Practice5 min read

No yard? Three things you can still do from a kitchen window.

A pot, a window box, and one daily minute of looking. The three smallest moves anyone can make — and the order in which to make them.

The most common letter we get goes something like this. "I love what you're writing, but I rent a one-bedroom apartment with a north-facing kitchen window and no balcony. None of this applies to me."

It does, though. Here are three things, in escalating order of effort.

One: a single pot of one native plant.

Even on a windowsill that gets only a few hours of indirect light, you can keep one pot alive. Pick one plant. Just one. We'd recommend native columbine (Aquilegia canadensis) for low light, or wild geranium (Geranium maculatum) for partial light, or black-eyed Susan (Rudbeckia hirta) for any window with three or more hours of direct sun. The plant doesn't have to live forever.
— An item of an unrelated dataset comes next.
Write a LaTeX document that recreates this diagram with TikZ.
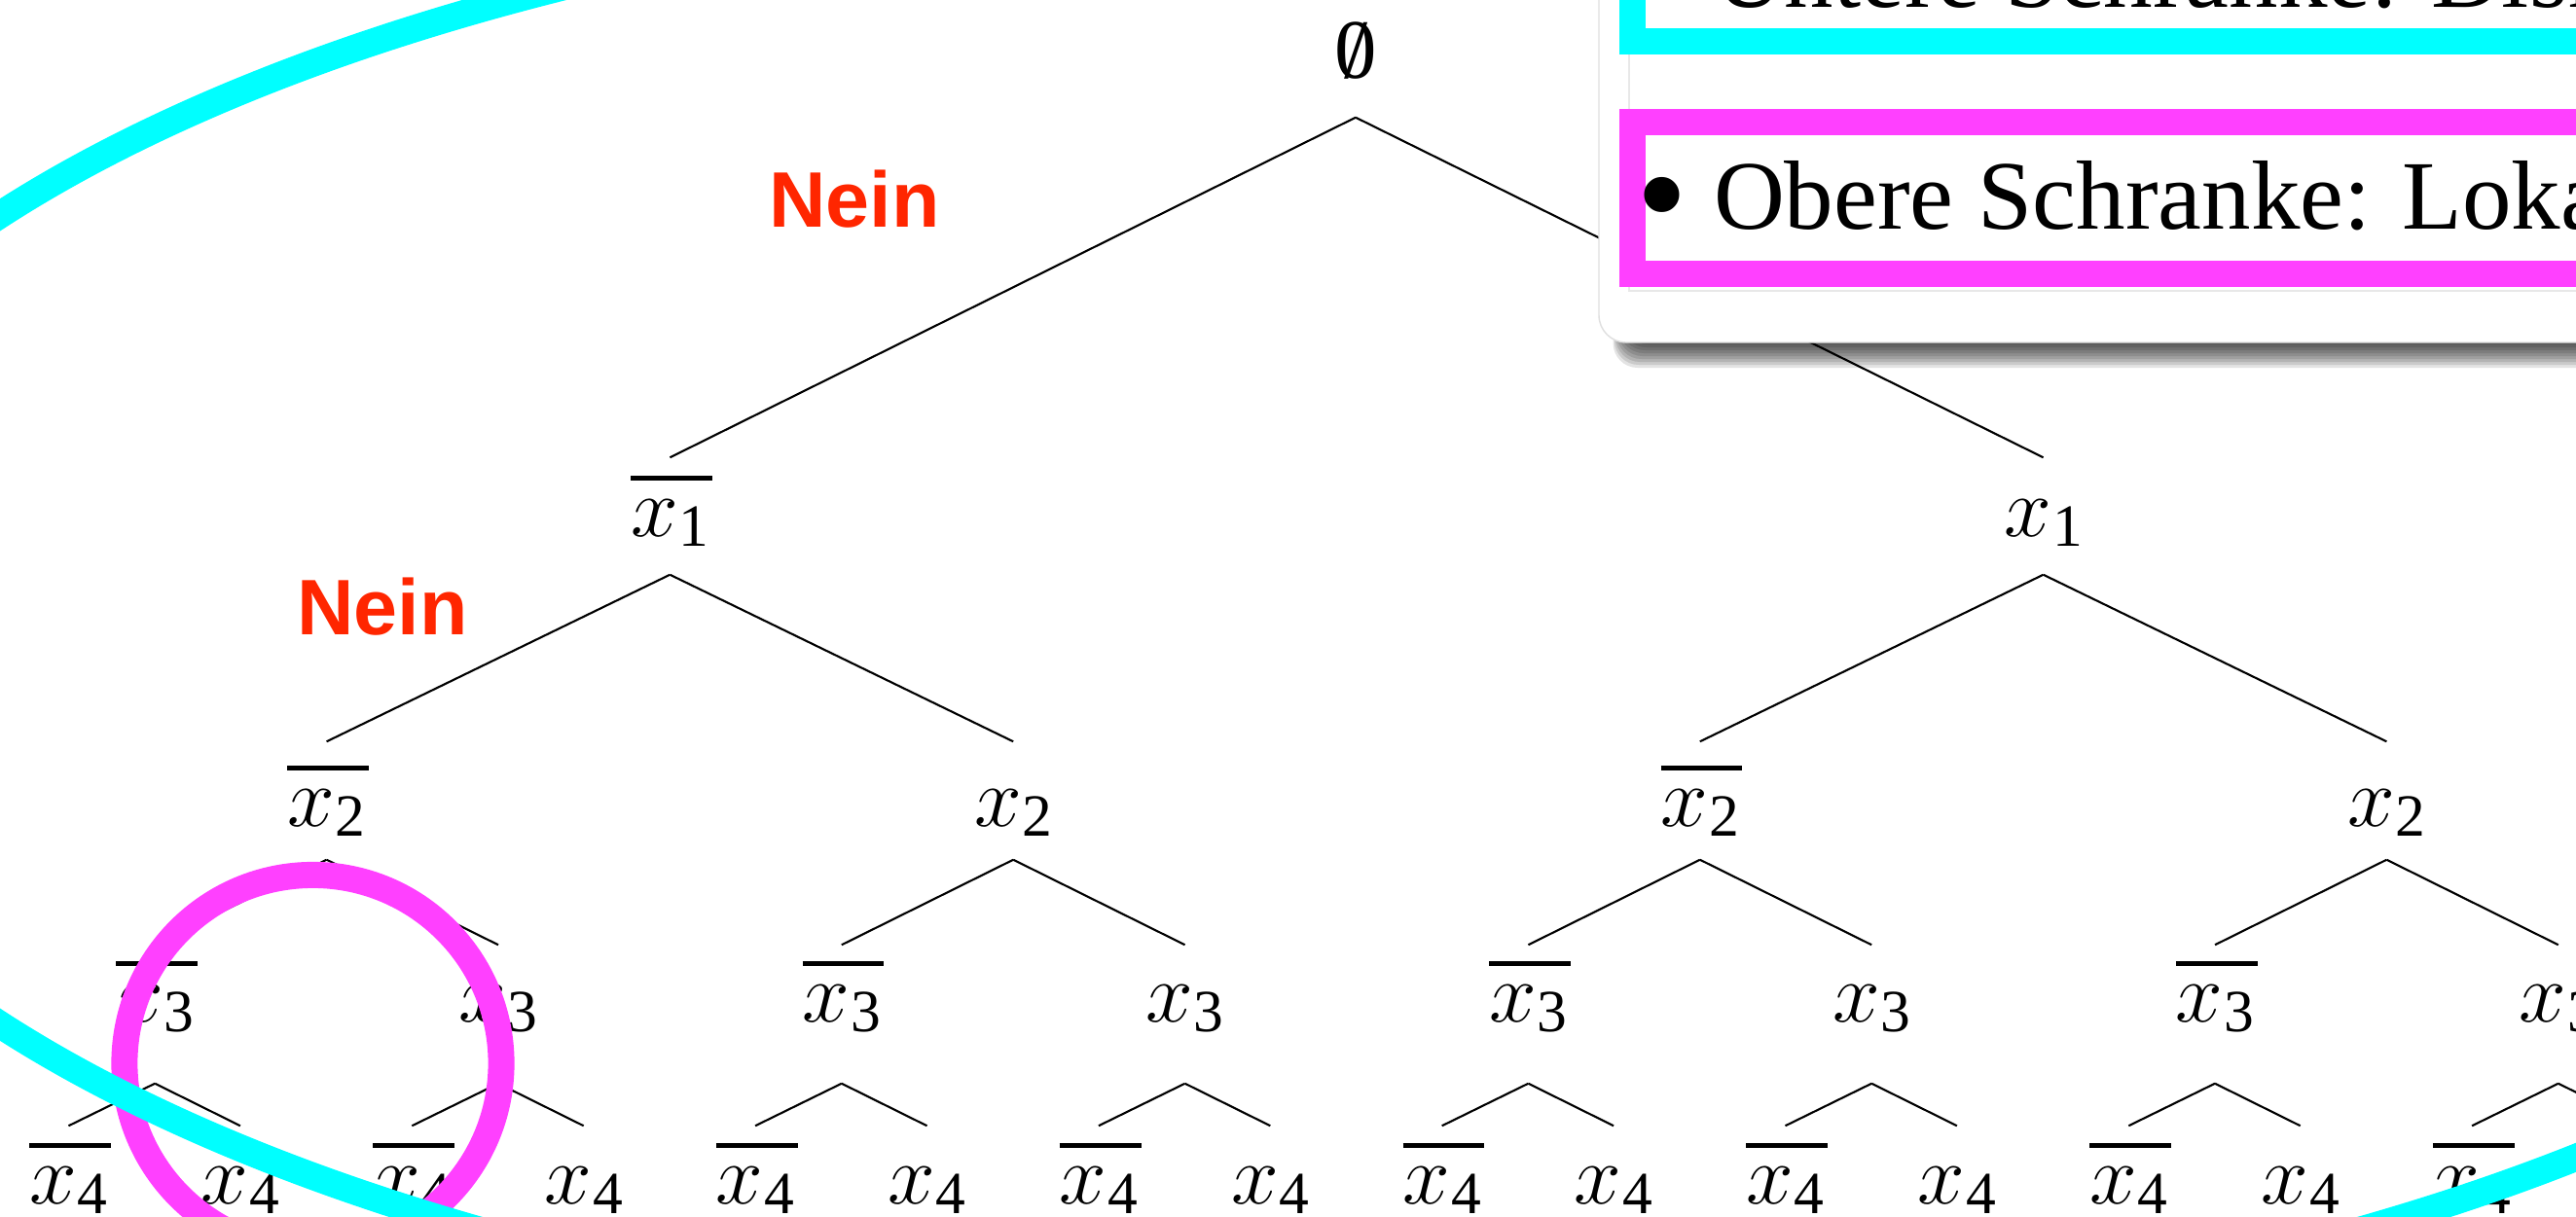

It has to live for one growing season.

If you can crack the window open during bloom, pollinators will find it. They will find it sooner than you think. Native columbine is specifically pollinated by ruby-throated hummingbirds, which migrate up the East Coast every spring and which are hungry. We have known city-dwellers who saw their first hummingbird ever, in their lives, after putting one columbine on a fifth-floor windowsill.

Two: a window box, with three plants.

If your window has an exterior sill or a railing you can attach a box to, this is the bigger move. A window box gives you about six square feet of growing space, which is enough for three plants and enough biodiversity to actually function as a small habitat.

The mix we'd recommend, for a sunny window: one Rudbeckia, one Asclepias incarnata (swamp milkweed, which thrives in the constant moisture of a small box), and one Symphyotrichum (aster). That's an early-summer bloomer, a host plant for monarch caterpillars, and a late-season nectar source. Three plants. Six square feet. A small functioning food web.

Window boxes have one logistical thing to know about: they need to be watered more often than ground gardens, sometimes daily in summer heat, because they have less soil and less root mass to hold moisture. If you travel a lot, this might not be the right move. If you're home regularly, it's fine.

Three: one minute of looking, every day.

This is the one that actually matters most, and the one that costs nothing.

Stand at your window every morning, with your coffee, and look at whatever is outside it for one minute. The strip of city tree on your sidewalk. The rooftop across the alley where pigeons gather. The single weedy planter outside the bodega. Whatever's there.

You will start to notice things. The same starling on the same wire, every morning at 7:14. The way the sycamore three buildings down loses its leaves three weeks before the maple next to it. The day the first spring bee shows up in March. The night a peregrine falcon, which lives on the ledge of the building across the avenue, comes home with a pigeon in its talons.

This is, despite appearances, a real ecological practice. People who do it report knowing their neighborhood differently within a few weeks. They start to see seasons in places they used to think were seasonless. The minute itself is mostly free. The change it produces in you, given a year, is real.

You don't need a yard. You need a window, a pot, a box, and a habit. In that order, or in any order. Start where you are.